Assume that Lorraine Smith is a widow with one child, Jack, who is in the 35% federal and 4.6% state income tax bracket. Her estate of $1.5 million consists of a $650,000 rollover IRA, her house valued at $400,000, and $250,000 of stocks. She has her full unified credit available. Lorraine wishes to benefit both Jack and the local University.  

Table 1: Lorraine leaves 50% of each asset to Jack and 50% to her favorite charity so at her passing the following occurs:

Table 2: Lorraine leaves the entire IRA to charity and the house and securities to Jack and dies. The income tax from the IRA is avoided, and Jack receives $128,700 more.

These examples and tax concepts are for illustration purposes only.  In the real scenario, a further detailed analysis may be necessary to compute the actual tax savings.

Outright Testamentary Charitable Gifts of Plan Proceeds

Charity as Sole Plan Beneficiary

Donors are often advised that an outright testamentary gift of retirement plan proceeds to charity is simple planning since the charity needs only to be named the plan beneficiary on a beneficiary designation form. This approach is typically an inexpensive strategy since no unique documents are required, so no legal fees are involved.

Various Plan Beneficiaries with Charity as a Beneficiary

Most important to understand is that a charity is not a “designated beneficiary” for minimum distribution rules that permit distribution options to natural persons, such as the ability to take a payout over the life expectancy.[1] A charity’s deemed life is zero, which can create challenges when a portion of a retirement account is given to a charity beneficiary. The remaining portion is given to natural persons.

Example

Larry Fowler, a widower with one adult daughter, has a $1 million IRA. Before his RBD, he completes a beneficiary designation specifying that $10,000 of the IRA proceeds is to pass to his Community Foundation and the balance to his child. If Larry passes away before his RBD, all of the proceeds must be paid out within five years.[2]

This concern can be avoided by splitting the IRA into two separate IRAs, with one payable to Larry’s charitable beneficiary and one payable to Larry’s child. The distribution to charity will be in a lump sum, but since the charitable organization is tax-exempt, there is no accelerated income tax.

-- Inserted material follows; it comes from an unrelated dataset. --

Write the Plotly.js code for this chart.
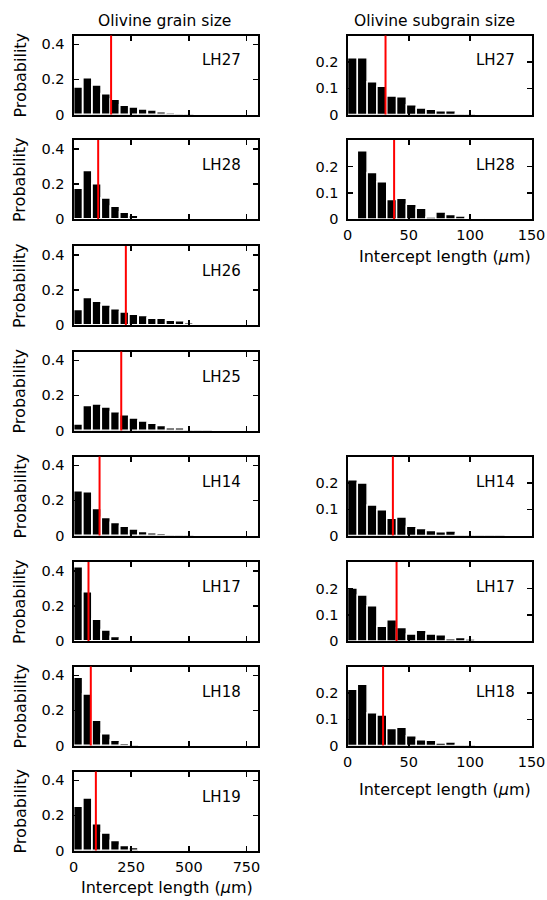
<!DOCTYPE html>
<html><head><meta charset="utf-8">
<script src="https://cdn.plot.ly/plotly-3.0.1.min.js"></script>
<style>html,body{margin:0;padding:0;background:#fff}</style>
</head><body><div id="chart" style="width:547px;height:900px"></div>
<script>
// ---- data ----
const grainBins = [20,60,100,140,180,220,260,300,340,380,420,460,500,540,580,620,660,700];
const subgrainBins = [4,12,20,28,36,44,52,60,68,76,84,92,100,108,116,124,132,140];

const grainSamples = ['LH27','LH28','LH26','LH25','LH14','LH17','LH18','LH19'];
const grainLH27 = [0.158,0.210,0.169,0.119,0.088,0.054,0.043,0.032,0.027,0.017,0.012,0.011,0.004];
const grainLH28 = [0.176,0.277,0.201,0.120,0.073,0.040,0.022,0.010,0.005];
const grainLH26 = [0.089,0.158,0.136,0.115,0.094,0.075,0.062,0.055,0.040,0.040,0.028,0.025,0.013,0.011,0.007,0.006,0.005,0.004];
const grainLH25 = [0.038,0.143,0.152,0.135,0.107,0.091,0.072,0.055,0.042,0.029,0.017,0.017,0.010,0.008,0.004];
const grainLH14 = [0.256,0.250,0.154,0.103,0.075,0.053,0.038,0.024,0.017,0.013,0.008,0.005,0.004];
const grainLH17 = [0.424,0.282,0.125,0.064,0.026,0.011,0.004];
const grainLH18 = [0.390,0.294,0.145,0.068,0.031,0.014,0.004];
const grainLH19 = [0.253,0.300,0.153,0.100,0.058,0.029,0.018];
const grainMean = [163,107,227,207,113,65,75,97];

const subgrainSamples = ['LH27','LH28','LH14','LH17','LH18'];
const subgrainRow = [0,1,4,5,6];
const subLH27 = [0.217,0.217,0.125,0.108,0.071,0.068,0.037,0.025,0.020,0.014,0.014,0.006,0.003];
const subLH28 = [0,0.261,0.178,0.142,0.075,0.079,0.056,0.041,0.008,0.027,0.017,0.011,0.006,0.002,0.004];
const subLH14 = [0.213,0.201,0.117,0.098,0.066,0.071,0.035,0.027,0.019,0.014,0.017,0.006,0.004,0.003,0.002,0.002];
const subLH17 = [0.203,0.176,0.135,0.056,0.081,0.052,0.027,0.041,0.027,0.024,0.009,0.013,0.008,0.003,0.004,0.002,0.002,0.002];
const subLH18 = [0.215,0.234,0.125,0.117,0.065,0.070,0.037,0.022,0.020,0.010,0.013,0.005,0.003];
const subgrainMean = [31,38,37,40,29];

const grainTicks = [0,250,500,750];
const subTicks = [0,50,100,150];
const grainYTicks = [0,0.2,0.4];
const grainYText = ['0','0.2','0.4'];
const subYTicks = [0,0.1,0.2];
const subYText = ['0','0.1','0.2'];

const grainSeries = [grainLH27,grainLH28,grainLH26,grainLH25,grainLH14,grainLH17,grainLH18,grainLH19];
const subSeries = [subLH27,subLH28,subLH14,subLH17,subLH18];

// ---- layout geometry (pixels) ----
const W = 547, H = 900;
const rowTops = [35.5,140,246,351.5,456.5,562,666.5,771.5];
const rowH = 79;
const leftX = [73.5,258];
const rightX = [347.5,531.5];
const FONT = 'DejaVu Sans, Arial, sans-serif';
const px = v => v / W;
const py = v => 1 - v / H;

const traces = [], shapes = [], annotations = [];
const layout = {
  width: W, height: H, margin: {l:0,r:0,t:0,b:0},
  paper_bgcolor:'#fff', plot_bgcolor:'#fff', showlegend:false,
  bargap: 0, font:{family:FONT, color:'#000', size:14.5}
};

let idx = 0;
function addPanel(xdom, row, bins, vals, width, xrange, xticks, yrange, yticks, ytext, showX, label, mean, lw) {
  idx++;
  const s = idx === 1 ? '' : String(idx);
  const top = rowTops[row], bot = top + rowH;
  traces.push({
    type:'bar', x: bins.slice(0, vals.length), y: vals, width: width,
    xaxis:'x'+s, yaxis:'y'+s,
    marker:{color:'#000', line:{color:'#fff', width:lw}}, hoverinfo:'skip'
  });
  const common = {showline:true, linewidth:2, linecolor:'#000', mirror:'ticks', ticks:'inside',
    ticklen:5, tickwidth:1.5, tickcolor:'#000', showgrid:false, zeroline:false, fixedrange:true,
    tickfont:{family:FONT, size:14.5, color:'#000'}, automargin:false};
  layout['xaxis'+s] = Object.assign({}, common, {
    domain:[px(xdom[0]), px(xdom[1])], range:xrange, anchor:'y'+s,
    tickvals:xticks, ticktext:xticks.map(String), showticklabels:showX, ticklabelstandoff:2
  });
  layout['yaxis'+s] = Object.assign({}, common, {
    domain:[py(bot), py(top)], range:yrange, anchor:'x'+s,
    tickvals:yticks, ticktext:ytext, ticklabelstandoff:4
  });
  shapes.push({type:'line', xref:'x'+s, yref:'y'+s+' domain', x0:mean, x1:mean, y0:0, y1:1,
    line:{color:'#ff0000', width:2}, layer:'above'});
  annotations.push({xref:'paper', yref:'paper', x:px(xdom[1]-15), y:py(top+25),
    xanchor:'right', yanchor:'middle', text:label, showarrow:false,
    font:{family:FONT, size:15, color:'#000'}});
}

grainSamples.forEach((name, i) => {
  addPanel(leftX, i, grainBins, grainSeries[i], 40, [0,800], grainTicks, [0,0.45],
    grainYTicks, grainYText, i === 7, name, grainMean[i], 1.8);
  annotations.push({xref:'paper', yref:'paper', x:px(19.5), y:py(rowTops[i]+rowH/2),
    xanchor:'center', yanchor:'middle', text:'Probability', textangle:-90, showarrow:false,
    font:{family:FONT, size:16, color:'#000'}});
});
subgrainSamples.forEach((name, i) => {
  addPanel(rightX, subgrainRow[i], subgrainBins, subSeries[i], 8, [0,150], subTicks, [0,0.302],
    subYTicks, subYText, i === 1 || i === 4, name, subgrainMean[i], 1.5);
});

// column titles
annotations.push({xref:'paper', yref:'paper', x:px(164), y:py(21),
  xanchor:'center', yanchor:'middle', text:'Olivine grain size', showarrow:false,
  font:{family:FONT, size:15.5, color:'#000'}});
annotations.push({xref:'paper', yref:'paper', x:px(434), y:py(21),
  xanchor:'center', yanchor:'middle', text:'Olivine subgrain size', showarrow:false,
  font:{family:FONT, size:15.5, color:'#000'}});
// x axis titles
const xTitle = 'Intercept length (<i>μ</i>m)';
[[166.5, 887], [444.5, 256.5], [444.5, 789]].forEach(([xc, yc]) => {
  annotations.push({xref:'paper', yref:'paper', x:px(xc), y:py(yc),
    xanchor:'center', yanchor:'middle', text:xTitle, showarrow:false,
    font:{family:FONT, size:16, color:'#000'}});
});

layout.shapes = shapes;
layout.annotations = annotations;
Plotly.newPlot('chart', traces, layout, {displayModeBar:false, staticPlot:true});
</script></body></html>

In 2020 however, Larry’s daughter will be required to take all distributions from the inherited IRA within ten years of establishing her inherited IRA.

Larry Fowler and his daughter.

Payment to Estate or Living Trust

If the right to receive retirement plan benefits is bequeathed explicitly to charity under a will or living trust for income tax purposes, it should be the same as if the charity were designated as the plan beneficiary. When the recipient is a charitable organization, it will receive the proceeds tax-free.

When the right to receive the plan proceeds is bequeathed to charity, but the proceeds are paid to the estate before the estate may transfer to the charity the right to receive the IRD, the estate will be subject to the IRD. It may not be able to claim an offsetting charitable income tax deduction. Similarly, if a will or living trust includes a pecuniary charitable gift, and the executor or trustee decides to (but is not required to) fulfill a gift with plan proceeds payable to the estate or trust, the estate or trust must pay income tax on the proceeds with zero offsetting charitable deduction.

According to the governing instrument, a deduction is also allowed to an estate for amounts “permanently set aside” for charity.[3] This method eliminates income tax on retirement plan proceeds paid to an estate that passes to a residuary charitable beneficiary. The benefits are not distributed to the charity in the year the estate receives them.

Conclusion

Charitable gifts of retirement plan assets are popular because IRD left to charity can escape both estate and income taxation. Further, these gifts are relatively simple to make, and often the donor can make the necessary adjustments on their beneficiary’s documents themselves.